Project: Ecosystem-scale responses of coupled carbon and nutrient cycles to dramatic shifts in benthic communities: The Upper Great Lakes

NSF Award Abstract:
This project will study the effects of invasive zebra and quagga mussels on the biology and chemistry of the Great Lakes. These mussels have caused unprecedented changes to lake ecosystems, including large shifts in water quality, altered fisheries and diminished recreational opportunities. The mechanisms by which the invasion has affected ecologically important aspects of lake chemistry remain uncertain, making it difficult to predict future changes. This project will quantify how mussels affect sediment and water nutrient chemistry in Lakes Michigan and Huron. Important missing data on altered chemical exchange between sediments and water will be collected to quantify the processes controlling nutrient cycles in the Great Lakes as water moves to the coastal ocean. Development of improved numerical models from this work will allow evaluation of other freshwater and marine systems affected by similar mussel invasions and other stressors. The project will train a post-doctoral researcher and several graduate and undergraduate students in highly interdisciplinary research. Educators and the public at large will be served through creation of freely available, online multimedia content, as well as outreach events at the Duluth Great Lakes Aquarium, the Shedd Aquarium in Chicago, and the Discovery World Science Museum in Milwaukee.
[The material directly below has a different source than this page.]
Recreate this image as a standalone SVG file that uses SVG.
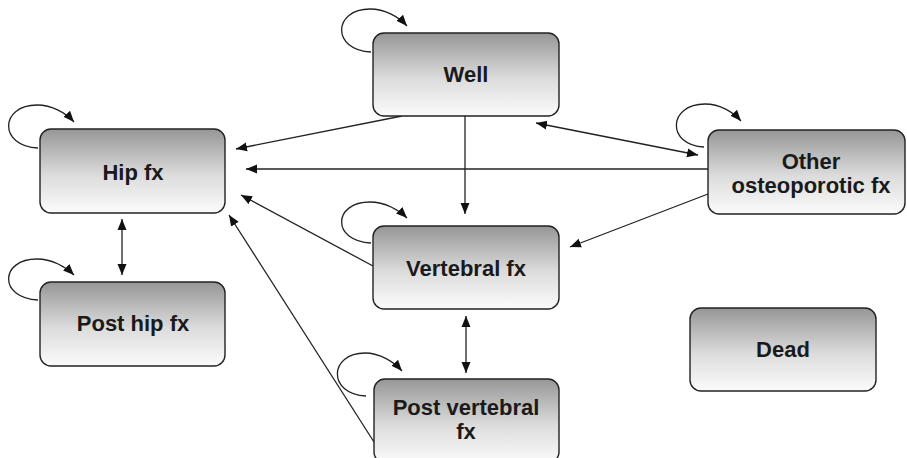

Benthic communities can have large impacts on benthic-pelagic chemical exchanges, but the ecosystem-scale effects of benthos on coupled transformations of carbon, nitrogen, and phosphorus (C-N-P) are rarely addressed and virtually unquantified in freshwaters. The recent invasion of the Laurentian Great Lakes, the world's largest freshwater ecosystem, by dreissenid (zebra and quagga) mussels coincided with massive changes to ecology and water chemistry. Consequences of the invasion include a large and unexplained decline in phosphorus levels, enigmatic reversal of past trends in nitrate levels, and the near-disappearance of native bioturbating Diporeia amphipods. Modeling suggests that nutrient fluxes from sediments could have been strongly affected by shifts in benthic community. Mechanisms explaining these changes, however, remain obscure and thus hamper model predictions of future ecosystem trajectories. Researchers from the Large Lakes Observatory - University of Minnesota Duluth will determine the effects of established dreissenid populations on sediment geochemistry and nutrient dynamics in the Great Lakes by conducting detailed studies in dreissenid-invaded Lakes Michigan and Huron and dreissenid-free Lake Superior. A team of biologists and geochemists will (1) obtain field data to characterize sediment geochemistry of C-N-P, asses rates of biogeochemical processes, and dreissenid effects on chemical and physical properties of sediments, (2) conduct lab experiments to determine how functional traits of sessile dreissenids vs. burrowing Diporeia affect sediment characteristics and chemical fluxes, and (3) use reactive-transport and mass-balance models to understand the whole-lake geochemistry of carbon and nutrients in dreissenid-invaded lakes. This work will advance understanding of the ecology of the great lakes and generally improve models of sediment - water column interactions in aquatic ecosystems.